In this episode, we discuss the PBS news hour feature, “All the financial advice you’ll ever need fits on a single index card.” This is a popular blog then book by Harold Pollack, a UC Chicago social scientist. Here are the 10 guidelines:
- Strive to save 10-20% of your income
- Pay your credit card balances off every month
- Max out your 401k and other tax advantaged accounts
- Never buy or sell individual stocks
- Buy inexpensive well diversified indexed mutual funds and ETFs
- Make your financial advisor commit to a fiduciary standard
- Buy a home when you are financially ready
- Insurance – make sure you are protected
- Do what you can to support the safety social net
- Remember the index card
These are all fine guidelines; however, they are just guidelines. Each person´s goals and situation is different and their ability to follow these guidelines (and even the relevance) will vary. Some of the rules are not that clear. I suppose that is why there is a book, because the card was not self explanatory (and there was an opportunity to make more money).
Strive to save 10-20% of your income – good goal but it depends on your situation whether this is practical. If you have kids or heavy expenses, there may be periods when this does not happen. It´s a good goal.
Pay your credit card balances off every month – definitely. However, many people don´t and debt can get out of control. If you need to keep a balance, pay off the highest interest cards first. Transferring them to lower rate (or 0% cards) may help as well. You can reach out to the credit card companies to negotiate as well. They may put you on a pay off plan with low interest.
Max out your 401k and other tax advantaged accounts – as with saving, for many it makes sense to max out retirement accounts. However, be sure you have a prudent reserve and tax differed savings might not be the best, depending on your goals. For example, if your goal is to buy a rental property, you will probably need to save without the tax advantage.
Never buy or sell individual stocks – for most people this is good advise. ETFs will serve the majority of people very well. There are cases where individual stocks may be desired but, in general, they are not needed.
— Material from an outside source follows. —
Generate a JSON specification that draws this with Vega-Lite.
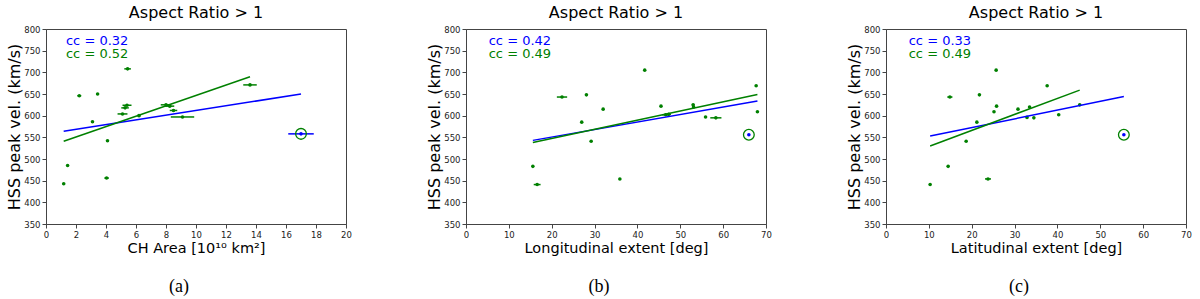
{
  "$schema": "https://vega.github.io/schema/vega-lite/v6.json",
  "padding": {"left": 6, "top": 4, "right": 5, "bottom": 5},
  "spacing": 74,
  "config": {
    "font": "DejaVu Sans",
    "view": {"stroke": "#444", "strokeWidth": 1},
    "axis": {"grid": false, "domainColor": "#444", "tickColor": "#444", "labelColor": "#222", "labelFont": "DejaVu Sans", "labelFontSize": 8.5, "titleFont": "DejaVu Sans", "titleFontWeight": "normal", "titleColor": "#000", "tickSize": 4, "labelPadding": 2, "labelOverlap": false, "labelFlush": false},
    "axisX": {"titleFontSize": 14.5, "titlePadding": 3},
    "axisY": {"titleFontSize": 16, "titlePadding": 1},
    "title": {"font": "DejaVu Sans", "fontSize": 16, "fontWeight": "normal", "color": "#000", "offset": 4, "anchor": "middle"}
  },
  "datasets": {
    "pts": [
      {"p": "a", "x": 1.18, "y": 443, "xmin": 1.13, "xmax": 1.23, "g": "fit"},
      {"p": "a", "x": 1.44, "y": 485, "xmin": 1.39, "xmax": 1.49, "g": "fit"},
      {"p": "a", "x": 2.22, "y": 646, "xmin": 2.09, "xmax": 2.35, "g": "fit"},
      {"p": "a", "x": 3.1, "y": 586, "xmin": 3.02, "xmax": 3.18, "g": "fit"},
      {"p": "a", "x": 3.44, "y": 650, "xmin": 3.38, "xmax": 3.5, "g": "fit"},
      {"p": "a", "x": 4.04, "y": 456, "xmin": 3.89, "xmax": 4.19, "g": "fit"},
      {"p": "a", "x": 4.1, "y": 542, "xmin": 4.05, "xmax": 4.15, "g": "fit"},
      {"p": "a", "x": 5.1, "y": 604, "xmin": 4.77, "xmax": 5.43, "g": "fit"},
      {"p": "a", "x": 5.27, "y": 618, "xmin": 5.02, "xmax": 5.52, "g": "fit"},
      {"p": "a", "x": 5.4, "y": 624, "xmin": 5.1, "xmax": 5.7, "g": "fit"},
      {"p": "a", "x": 5.44, "y": 708, "xmin": 5.22, "xmax": 5.66, "g": "fit"},
      {"p": "a", "x": 6.2, "y": 600, "xmin": 6.1, "xmax": 6.3, "g": "fit"},
      {"p": "a", "x": 8.0, "y": 625, "xmin": 7.65, "xmax": 8.35, "g": "fit"},
      {"p": "a", "x": 8.25, "y": 622, "xmin": 7.95, "xmax": 8.55, "g": "fit"},
      {"p": "a", "x": 8.5, "y": 612, "xmin": 8.25, "xmax": 8.75, "g": "fit"},
      {"p": "a", "x": 9.1, "y": 597, "xmin": 8.32, "xmax": 9.88, "g": "fit"},
      {"p": "a", "x": 13.6, "y": 671, "xmin": 13.15, "xmax": 14.05, "g": "fit"},
      {"p": "a", "x": 17.0, "y": 558, "xmin": 16.15, "xmax": 17.85, "g": "out"},
      {"p": "b", "x": 15.6, "y": 483, "xmin": 15.5, "xmax": 15.7, "g": "fit"},
      {"p": "b", "x": 16.6, "y": 441, "xmin": 15.8, "xmax": 17.4, "g": "fit"},
      {"p": "b", "x": 22.4, "y": 643, "xmin": 21.2, "xmax": 23.6, "g": "fit"},
      {"p": "b", "x": 27.0, "y": 585, "xmin": 26.8, "xmax": 27.2, "g": "fit"},
      {"p": "b", "x": 28.1, "y": 648, "xmin": 27.9, "xmax": 28.3, "g": "fit"},
      {"p": "b", "x": 29.2, "y": 541, "xmin": 29.0, "xmax": 29.4, "g": "fit"},
      {"p": "b", "x": 32.0, "y": 615, "xmin": 31.8, "xmax": 32.2, "g": "fit"},
      {"p": "b", "x": 35.9, "y": 454, "xmin": 35.7, "xmax": 36.1, "g": "fit"},
      {"p": "b", "x": 41.7, "y": 705, "xmin": 41.5, "xmax": 41.9, "g": "fit"},
      {"p": "b", "x": 45.5, "y": 622, "xmin": 45.3, "xmax": 45.7, "g": "fit"},
      {"p": "b", "x": 46.6, "y": 602, "xmin": 45.8, "xmax": 47.4, "g": "fit"},
      {"p": "b", "x": 47.3, "y": 603, "xmin": 46.8, "xmax": 47.8, "g": "fit"},
      {"p": "b", "x": 53.0, "y": 625, "xmin": 52.7, "xmax": 53.3, "g": "fit"},
      {"p": "b", "x": 53.1, "y": 620, "xmin": 52.8, "xmax": 53.4, "g": "fit"},
      {"p": "b", "x": 55.9, "y": 597, "xmin": 55.7, "xmax": 56.1, "g": "fit"},
      {"p": "b", "x": 58.3, "y": 595, "xmin": 57.0, "xmax": 59.6, "g": "fit"},
      {"p": "b", "x": 67.7, "y": 669, "xmin": 67.5, "xmax": 67.9, "g": "fit"},
      {"p": "b", "x": 68.0, "y": 609, "xmin": 67.8, "xmax": 68.2, "g": "fit"},
      {"p": "b", "x": 66.0, "y": 556, "xmin": 65.8, "xmax": 66.2, "g": "out"},
      {"p": "c", "x": 10.3, "y": 441, "xmin": 10.1, "xmax": 10.5, "g": "fit"},
      {"p": "c", "x": 14.5, "y": 483, "xmin": 14.3, "xmax": 14.7, "g": "fit"},
      {"p": "c", "x": 14.9, "y": 643, "xmin": 14.3, "xmax": 15.5, "g": "fit"},
      {"p": "c", "x": 18.7, "y": 541, "xmin": 18.5, "xmax": 18.9, "g": "fit"},
      {"p": "c", "x": 21.2, "y": 585, "xmin": 21.0, "xmax": 21.4, "g": "fit"},
      {"p": "c", "x": 21.8, "y": 648, "xmin": 21.6, "xmax": 22.0, "g": "fit"},
      {"p": "c", "x": 23.8, "y": 454, "xmin": 23.1, "xmax": 24.5, "g": "fit"},
      {"p": "c", "x": 25.2, "y": 609, "xmin": 25.0, "xmax": 25.4, "g": "fit"},
      {"p": "c", "x": 25.7, "y": 705, "xmin": 25.5, "xmax": 25.9, "g": "fit"},
      {"p": "c", "x": 25.8, "y": 622, "xmin": 25.6, "xmax": 26.0, "g": "fit"},
      {"p": "c", "x": 30.8, "y": 615, "xmin": 30.6, "xmax": 31.0, "g": "fit"},
      {"p": "c", "x": 32.9, "y": 596, "xmin": 32.7, "xmax": 33.1, "g": "fit"},
      {"p": "c", "x": 33.5, "y": 620, "xmin": 33.3, "xmax": 33.7, "g": "fit"},
      {"p": "c", "x": 34.5, "y": 595, "xmin": 34.3, "xmax": 34.7, "g": "fit"},
      {"p": "c", "x": 37.6, "y": 669, "xmin": 37.4, "xmax": 37.8, "g": "fit"},
      {"p": "c", "x": 40.3, "y": 602, "xmin": 40.1, "xmax": 40.5, "g": "fit"},
      {"p": "c", "x": 45.2, "y": 625, "xmin": 45.0, "xmax": 45.4, "g": "fit"},
      {"p": "c", "x": 55.5, "y": 556, "xmin": 55.3, "xmax": 55.7, "g": "out"}
    ],
    "fits": [
      {"p": "a", "g": "out", "x": 1.18, "y": 564},
      {"p": "a", "g": "out", "x": 17.0, "y": 650},
      {"p": "a", "g": "fit", "x": 1.18, "y": 541},
      {"p": "a", "g": "fit", "x": 13.6, "y": 690},
      {"p": "b", "g": "out", "x": 15.6, "y": 543},
      {"p": "b", "g": "out", "x": 68.0, "y": 634},
      {"p": "b", "g": "fit", "x": 15.6, "y": 538},
      {"p": "b", "g": "fit", "x": 68.0, "y": 649},
      {"p": "c", "g": "out", "x": 10.3, "y": 553},
      {"p": "c", "g": "out", "x": 55.5, "y": 644},
      {"p": "c", "g": "fit", "x": 10.3, "y": 530},
      {"p": "c", "g": "fit", "x": 45.2, "y": 659}
    ],
    "cc": [
      {"p": "a", "g": "out", "x": 1.33, "y": 773, "t": "cc = 0.32"},
      {"p": "a", "g": "fit", "x": 1.33, "y": 743, "t": "cc = 0.52"},
      {"p": "b", "g": "out", "x": 5.3, "y": 773, "t": "cc = 0.42"},
      {"p": "b", "g": "fit", "x": 5.3, "y": 743, "t": "cc = 0.49"},
      {"p": "c", "g": "out", "x": 5.3, "y": 773, "t": "cc = 0.33"},
      {"p": "c", "g": "fit", "x": 5.3, "y": 743, "t": "cc = 0.49"}
    ]
  },
  "hconcat": [
    {
      "title": {"text": "(a)", "orient": "bottom", "font": "Liberation Serif", "fontSize": 18, "offset": 22, "anchor": "middle"},
      "vconcat": [
        {
          "title": "Aspect Ratio > 1",
          "width": 300, "height": 195,
          "encoding": {
            "x": {"field": "x", "type": "quantitative", "scale": {"domain": [0, 20]}, "axis": {"values": [0, 2, 4, 6, 8, 10, 12, 14, 16, 18, 20], "labelOverlap": false, "title": "CH Area [10¹⁰ km²]"}},
            "y": {"field": "y", "type": "quantitative", "scale": {"domain": [350, 800]}, "axis": {"values": [350, 400, 450, 500, 550, 600, 650, 700, 750, 800], "labelOverlap": false, "title": "HSS peak vel. (km/s)"}},
            "color": {"field": "g", "type": "nominal", "scale": {"domain": ["fit", "out"], "range": ["#008000", "#0000ff"]}, "legend": null}
          },
          "layer": [
            {"data": {"name": "pts"}, "transform": [{"filter": "datum.p == 'a'"}], "mark": {"type": "rule", "strokeWidth": 1.5},
             "encoding": {"x": {"field": "xmin", "type": "quantitative", "scale": {"domain": [0, 20]}, "axis": {"values": [0, 2, 4, 6, 8, 10, 12, 14, 16, 18, 20], "labelOverlap": false, "title": "CH Area [10¹⁰ km²]"}}, "x2": {"field": "xmax"}}},
            {"data": {"name": "pts"}, "transform": [{"filter": "datum.p == 'a'"}], "mark": {"type": "point", "filled": true, "size": 13, "opacity": 1}, "encoding": {}},
            {"data": {"name": "pts"}, "transform": [{"filter": "datum.p == 'a' && datum.g == 'out'"}], "mark": {"type": "point", "filled": false, "size": 115, "strokeWidth": 1.3, "opacity": 1},
             "encoding": {"color": {"value": "#008000"}}},
            {"data": {"name": "fits"}, "transform": [{"filter": "datum.p == 'a'"}], "mark": {"type": "line", "strokeWidth": 1.5},
             "encoding": {"detail": {"field": "g"}}},
            {"data": {"name": "cc"}, "transform": [{"filter": "datum.p == 'a'"}], "mark": {"type": "text", "align": "left", "baseline": "middle", "fontSize": 13, "font": "DejaVu Sans"},
             "encoding": {"text": {"field": "t"}}}
          ]
        }
      ]
    },
    {
      "title": {"text": "(b)", "orient": "bottom", "font": "Liberation Serif", "fontSize": 18, "offset": 22, "anchor": "middle"},
      "vconcat": [
        {
          "title": "Aspect Ratio > 1",
          "width": 300, "height": 195,
          "encoding": {
            "x": {"field": "x", "type": "quantitative", "scale": {"domain": [0, 70]}, "axis": {"values": [0, 10, 20, 30, 40, 50, 60, 70], "labelOverlap": false, "title": "Longitudinal extent [deg]"}},
            "y": {"field": "y", "type": "quantitative", "scale": {"domain": [350, 800]}, "axis": {"values": [350, 400, 450, 500, 550, 600, 650, 700, 750, 800], "labelOverlap": false, "title": "HSS peak vel. (km/s)"}},
            "color": {"field": "g", "type": "nominal", "scale": {"domain": ["fit", "out"], "range": ["#008000", "#0000ff"]}, "legend": null}
          },
          "layer": [
            {"data": {"name": "pts"}, "transform": [{"filter": "datum.p == 'b'"}], "mark": {"type": "rule", "strokeWidth": 1.5},
             "encoding": {"x": {"field": "xmin", "type": "quantitative", "scale": {"domain": [0, 70]}, "axis": {"values": [0, 10, 20, 30, 40, 50, 60, 70], "labelOverlap": false, "title": "Longitudinal extent [deg]"}}, "x2": {"field": "xmax"}}},
            {"data": {"name": "pts"}, "transform": [{"filter": "datum.p == 'b'"}], "mark": {"type": "point", "filled": true, "size": 13, "opacity": 1}, "encoding": {}},
            {"data": {"name": "pts"}, "transform": [{"filter": "datum.p == 'b' && datum.g == 'out'"}], "mark": {"type": "point", "filled": false, "size": 115, "strokeWidth": 1.3, "opacity": 1},
             "encoding": {"color": {"value": "#008000"}}},
            {"data": {"name": "fits"}, "transform": [{"filter": "datum.p == 'b'"}], "mark": {"type": "line", "strokeWidth": 1.5},
             "encoding": {"detail": {"field": "g"}}},
            {"data": {"name": "cc"}, "transform": [{"filter": "datum.p == 'b'"}], "mark": {"type": "text", "align": "left", "baseline": "middle", "fontSize": 13, "font": "DejaVu Sans"},
             "encoding": {"text": {"field": "t"}}}
          ]
        }
      ]
    },
    {
      "title": {"text": "(c)", "orient": "bottom", "font": "Liberation Serif", "fontSize": 18, "offset": 22, "anchor": "middle"},
      "vconcat": [
        {
          "title": "Aspect Ratio > 1",
          "width": 300, "height": 195,
          "encoding": {
            "x": {"field": "x", "type": "quantitative", "scale": {"domain": [0, 70]}, "axis": {"values": [0, 10, 20, 30, 40, 50, 60, 70], "labelOverlap": false, "title": "Latitudinal extent [deg]"}},
            "y": {"field": "y", "type": "quantitative", "scale": {"domain": [350, 800]}, "axis": {"values": [350, 400, 450, 500, 550, 600, 650, 700, 750, 800], "labelOverlap": false, "title": "HSS peak vel. (km/s)"}},
            "color": {"field": "g", "type": "nominal", "scale": {"domain": ["fit", "out"], "range": ["#008000", "#0000ff"]}, "legend": null}
          },
          "layer": [
            {"data": {"name": "pts"}, "transform": [{"filter": "datum.p == 'c'"}], "mark": {"type": "rule", "strokeWidth": 1.5},
             "encoding": {"x": {"field": "xmin", "type": "quantitative", "scale": {"domain": [0, 70]}, "axis": {"values": [0, 10, 20, 30, 40, 50, 60, 70], "labelOverlap": false, "title": "Latitudinal extent [deg]"}}, "x2": {"field": "xmax"}}},
            {"data": {"name": "pts"}, "transform": [{"filter": "datum.p == 'c'"}], "mark": {"type": "point", "filled": true, "size": 13, "opacity": 1}, "encoding": {}},
            {"data": {"name": "pts"}, "transform": [{"filter": "datum.p == 'c' && datum.g == 'out'"}], "mark": {"type": "point", "filled": false, "size": 115, "strokeWidth": 1.3, "opacity": 1},
             "encoding": {"color": {"value": "#008000"}}},
            {"data": {"name": "fits"}, "transform": [{"filter": "datum.p == 'c'"}], "mark": {"type": "line", "strokeWidth": 1.5},
             "encoding": {"detail": {"field": "g"}}},
            {"data": {"name": "cc"}, "transform": [{"filter": "datum.p == 'c'"}], "mark": {"type": "text", "align": "left", "baseline": "middle", "fontSize": 13, "font": "DejaVu Sans"},
             "encoding": {"text": {"field": "t"}}}
          ]
        }
      ]
    }
  ]
}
Buy inexpensive well diversified indexed mutual funds and ETFs – for most people this makes a lot of sense. Be sure to be diversified with different asset classes.
Make your financial advisor commit to a fiduciary standard – this is very important. Use a FEE ONLY financial advisor. One who is not selling you products or getting commissions. The fiduciary standard means that they put their clients´ needs first, before their own.
Buy a home when you are financially ready – agreed. This should not be hurried. Be sure that you can commit to an area. It may not be a great financial move if you leave after a short time. A long term mortgage is difficult to get out of once you are committed.
Insurance – make sure you are protected – it is important to be covered. We have seen many clients with the state minimum coverage and they are at risk of losing their assets if they cause a serious accident.
Do what you can to support the safety social net – he is referring to medicare, social security, and other government programs. We all support them with our taxes. I´m not sure what more he is recommending. Donating to organizations is worth doing but it is up to each person do decide how much and to what organizations.
Remember the index card – it is important to stick to the plan you made. Some people will have no problems sticking with a plan and others may find it helpful to have a financial advisor available to check in with regularly to be sure they are on track to meet their financial goals.